SJM maybe ‘slight positive’ cash flow in 2024: Lucror

Published 24 May 2024

Macau casino operator SJM Holdings Ltd might start generating “slight positive” cash flow in the current financial year, says Singapore-based Lucror Analytics.

Credit analyst Leonard Law stated: “Our fundamental credit bias on SJM [Holdings] is ‘stable’. We expect the company to generate slight positive free cash flow in 2024, which would facilitate gradual net debt reduction.”

As of March-end, SJM had nearly HKD28.49 billion (US$3.64 billion) in debt, according to its first-quarter unaudited results highlights. Of the company’s syndicated bank facilities – consisting of a circa HKD9-billion term loan and a circa HKD10-billion revolving credit facility – with HKD2.7 billion undrawn as of March end.

Lucror said factors supporting SJM Holdings’ move toward positive cash flow included that a recently-announced strategic acquisition of a number of assets from its parent company, the privately-held Sociedade de Turismo e Diversões de Macau SA (STDM), involved minimal outlay relative to SJM’s HKD4.95 billion cash balance as of March-end.

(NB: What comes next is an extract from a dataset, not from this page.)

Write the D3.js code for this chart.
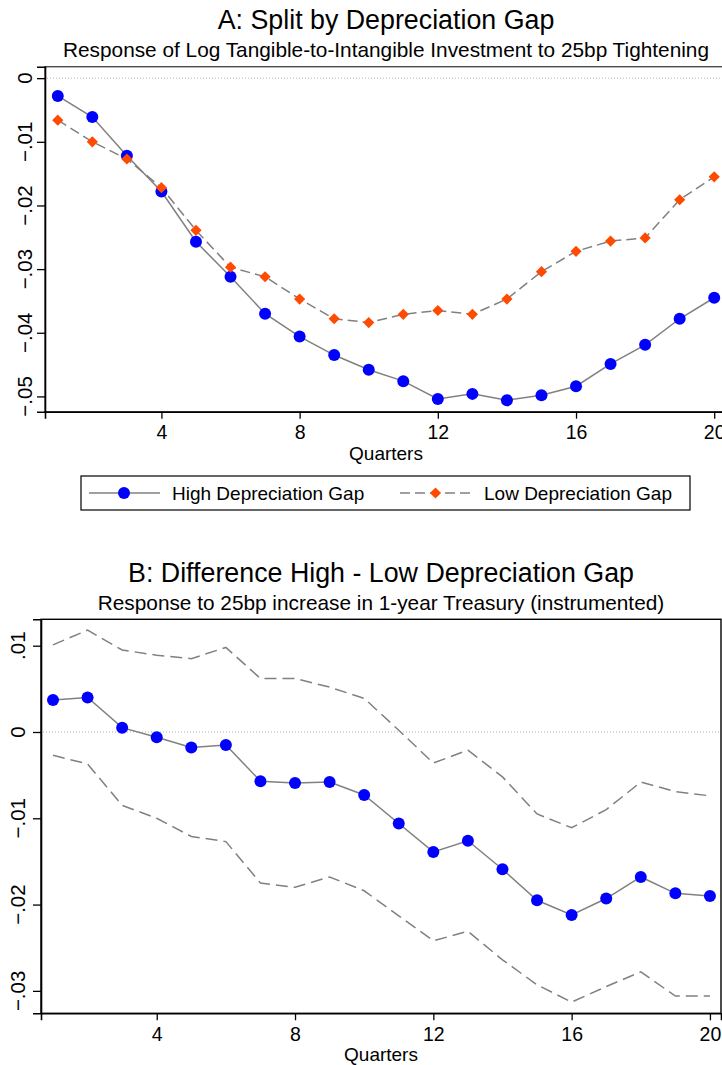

The casino company had said the STDM assets acquired – including a building in downtown Macau to be turned into a food centre for tourists, and STDM-controlled companies involved in planned food and drink operations for its Cotai flagship resort Grand Lisboa Palace (pictured) – would help SJM Holdings build its business with mass-market tourists.

Lucror said SJM Holdings’ unrestricted cash and undrawn credit facilities would be “sufficient” to meet all its debt obligations up to at least financial year 2026.

Nonetheless, the casino operator faced “limited” near-term financing risks, Lucror also noted.

Mr Law also observed, referring to some legacy matters relating to SJM Holdings’ obligations to staff of former satellite casinos that had relied on its Macau gaming rights: “The company’s profitability should lag that of peers for the next one to two years. This is because it is unlikely that the costs associated with having excess gaming staff on the payroll will be fully resolved until 2025, while the ramp-up of Grand Lisboa Palace remains tepid”

The analyst added: “This means that SJM’s pace of deleveraging may remain slower than peers.”